## GOAL:
Wherever the string "this" occurs in a line of these records, report that line.

## AVAILABLE RECORDS:
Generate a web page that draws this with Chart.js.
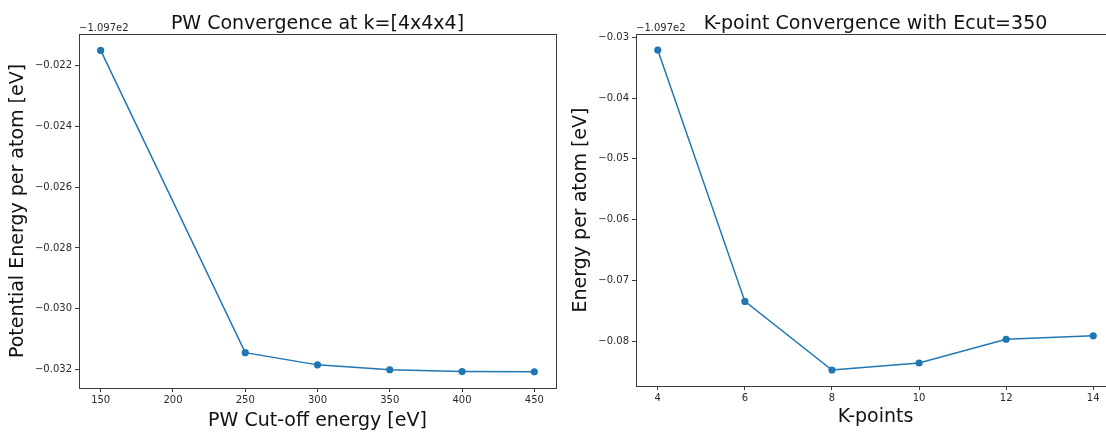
<!DOCTYPE html>
<html>
<head>
<meta charset="utf-8">
<script src="https://cdn.jsdelivr.net/npm/chart.js@4/dist/chart.umd.min.js"></script>
<style>
  html, body { margin: 0; padding: 0; background: #fff; overflow: hidden; width: 1106px; height: 432px; }
  .box { position: absolute; top: 0; height: 432px; }
  #b1 { left: 0; width: 560px; }
  #b2 { left: 560px; width: 560px; }
</style>
</head>
<body>
<div class="box" id="b1"><canvas id="c1"></canvas></div>
<div class="box" id="b2"><canvas id="c2"></canvas></div>
<script>
// ---- data (energies relative to the offset −1.097e2 eV) ----
const OFFSET_LABEL = '\u22121.097e2';
const pwCutoff = [150, 250, 300, 350, 400, 450];
const pwEnergy = [-0.02151, -0.03144, -0.03184, -0.03200, -0.03206, -0.03207];
const pwXTicks = [150, 200, 250, 300, 350, 400, 450];
const pwYTicks = [-0.032, -0.030, -0.028, -0.026, -0.024, -0.022];

const kPoints = [4, 6, 8, 10, 12, 14];
const kEnergy = [-0.0321, -0.07344, -0.08472, -0.08357, -0.07966, -0.0791];
const kXTicks = [4, 6, 8, 10, 12, 14];
const kYTicks = [-0.08, -0.07, -0.06, -0.05, -0.04, -0.03];

const titles = ['PW Convergence at k=[4x4x4]', 'K-point Convergence with Ecut=350'];
const xLabels = ['PW Cut-off energy [eV]', 'K-points'];
const yLabels = ['Potential Energy per atom [eV]', 'Energy per atom [eV]'];

const FONT = 'DejaVu Sans';
const C0 = '#1f77b4';
const SPINE = '#3a3a3a';
const TXT = '#2a2a2a';
const BIG = 19;

function fmt(v, d) {
  return v.toFixed(d).replace('-', '\u2212');
}

const framePlugin = {
  id: 'frame',
  afterDraw(chart) {
    const ctx = chart.ctx;
    const a = chart.chartArea;
    const o = chart.options.plugins.frame;
    ctx.save();
    ctx.strokeStyle = SPINE;
    ctx.lineWidth = 1;
    ctx.strokeRect(Math.round(a.left) + 0.5, Math.round(a.top) + 0.5,
                   Math.round(a.right - a.left), Math.round(a.bottom - a.top));
    ctx.fillStyle = '#111';
    ctx.font = BIG + 'px "' + FONT + '"';
    ctx.textAlign = 'center';
    ctx.textBaseline = 'alphabetic';
    ctx.fillText(o.title, (a.left + a.right) / 2, 29);
    ctx.fillStyle = TXT;
    ctx.font = '10px "' + FONT + '"';
    ctx.textAlign = 'left';
    ctx.fillText(OFFSET_LABEL, a.left, 31);
    ctx.restore();
  }
};

function makeChart(id, xs, ys, xTicks, yTicks, dec, xr, yr, cfg) {
  return new Chart(document.getElementById(id), {
    type: 'scatter',
    data: {
      datasets: [{
        data: xs.map((x, i) => ({ x: x, y: ys[i] })),
        showLine: true,
        borderColor: C0,
        backgroundColor: C0,
        borderWidth: 1.5,
        pointRadius: 3.6,
        pointHoverRadius: 3.6,
        pointBorderWidth: 0,
        tension: 0
      }]
    },
    options: {
      responsive: true,
      maintainAspectRatio: false,
      animation: false,
      layout: { padding: { top: 34, right: cfg.padRight, left: 0, bottom: 0 } },
      plugins: {
        legend: { display: false },
        tooltip: { enabled: false },
        title: { display: false },
        frame: { title: cfg.title }
      },
      scales: {
        x: {
          type: 'linear',
          min: xr[0], max: xr[1],
          afterBuildTicks: s => { s.ticks = xTicks.map(v => ({ value: v })); },
          afterFit: s => { s.height = cfg.xHeight; },
          ticks: {
            autoSkip: false, maxRotation: 0, padding: 2,
            color: TXT, font: { family: FONT, size: 10 },
            callback: v => String(v)
          },
          grid: { display: true, drawOnChartArea: false, drawTicks: true, tickLength: 4, color: SPINE, tickColor: SPINE },
          border: { display: true, color: SPINE, width: 1 },
          title: {
            display: true, text: cfg.xLabel, color: '#111',
            font: { family: FONT, size: BIG }, padding: { top: 0, bottom: cfg.xTitlePad }
          }
        },
        y: {
          type: 'linear',
          min: yr[0], max: yr[1],
          afterBuildTicks: s => { s.ticks = yTicks.map(v => ({ value: v })); },
          afterFit: s => { s.width = cfg.yWidth; },
          ticks: {
            autoSkip: false, padding: 3,
            color: TXT, font: { family: FONT, size: 10 },
            callback: v => fmt(v, dec)
          },
          grid: { display: true, drawOnChartArea: false, drawTicks: true, tickLength: 4, color: SPINE, tickColor: SPINE },
          border: { display: true, color: SPINE, width: 1 },
          title: {
            display: true, text: cfg.yLabel, color: '#111',
            font: { family: FONT, size: BIG }, padding: { top: cfg.yTitlePad, bottom: 0 }
          }
        }
      }
    },
    plugins: [framePlugin]
  });
}

makeChart('c1', pwCutoff, pwEnergy, pwXTicks, pwYTicks, 3, [135, 465], [-0.0326, -0.02097], {
  title: titles[0], xLabel: xLabels[0], yLabel: yLabels[0],
  padRight: 4, xHeight: 44, yWidth: 79, xTitlePad: 0, yTitlePad: 6.5
});
makeChart('c2', kPoints, kEnergy, kXTicks, kYTicks, 2, [3.5, 14.5], [-0.08735, -0.02947], {
  title: titles[1], xLabel: xLabels[1], yLabel: yLabels[1],
  padRight: 5, xHeight: 46, yWidth: 76, xTitlePad: 3.5, yTitlePad: 10
});
</script>
</body>
</html>
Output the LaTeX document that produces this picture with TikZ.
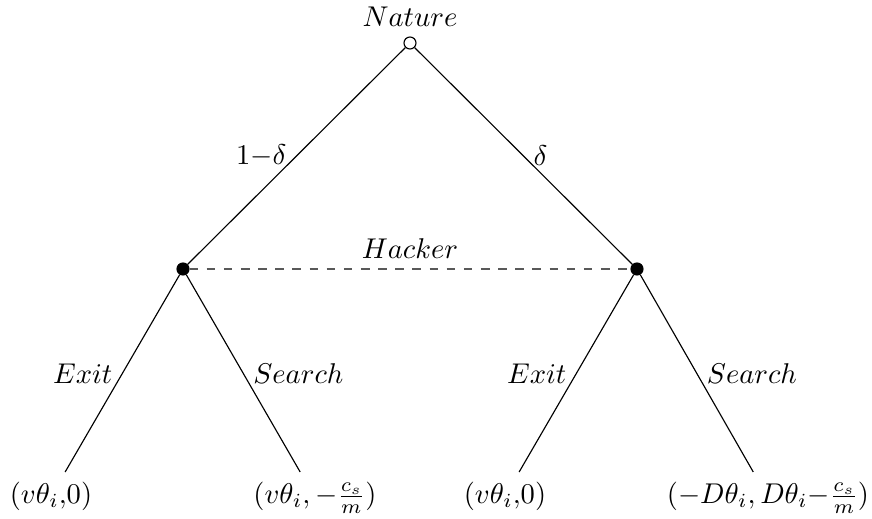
\documentclass[tikz,border=0pt]{standalone}
\usepackage{tikz}
\usetikzlibrary{positioning}

\begin{document}
\begin{tikzpicture}[
    x=0.35pt, y=-0.35pt,
    chance/.style={circle, draw, fill=white, inner sep=0pt, minimum size=4.2pt},
    decision/.style={circle, draw, fill=black, inner sep=0pt, minimum size=4.2pt},
    payoff/.style={anchor=north, inner sep=3.33pt}
]
\useasboundingbox (0,0) rectangle (872,519);

\node[chance, label={[label distance=0pt]above:$Nature$}] (nat) at (410,43) {};
\node[decision] (h1) at (183,269) {};
\node[decision] (h2) at (637,269) {};

\node[payoff] (p1) at (51,472) {$(v\theta_i{,}0)$};
\node[payoff] (p2) at (315,472) {$(v\theta_i,-\frac{c_s}{m})$};
\node[payoff] (p3) at (505,472) {$(v\theta_i{,}0)$};
\node[payoff] (p4) at (768,472) {$(-D\theta_i,D\theta_i{-}\frac{c_s}{m})$};

\draw (nat) -- node[left] {$1{-}\delta$} (h1);
\draw (nat) -- node[right] {$\delta$} (h2);
\draw[dashed, black!65] (h1) -- node[above, text=black] {$Hacker$} (h2);

\draw (h1) -- node[left] {$Exit$} (p1);
\draw (h1) -- node[right] {$Search$} (p2);
\draw (h2) -- node[left] {$Exit$} (p3);
\draw (h2) -- node[right] {$Search$} (p4);

\end{tikzpicture}
\end{document}
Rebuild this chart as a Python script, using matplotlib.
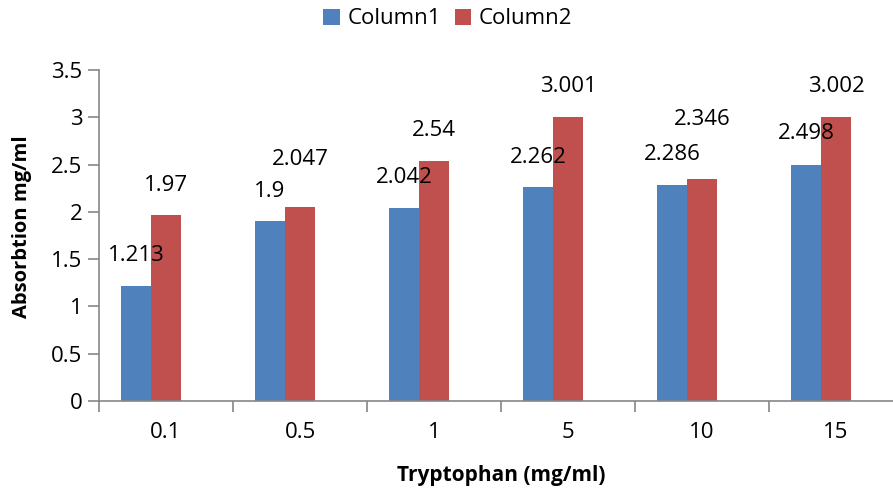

## RESPONSE:
Generate a web page that draws this with Chart.js.
Output the LaTeX document that produces this picture with TikZ.
Rebuild this chart as a Python script, using matplotlib.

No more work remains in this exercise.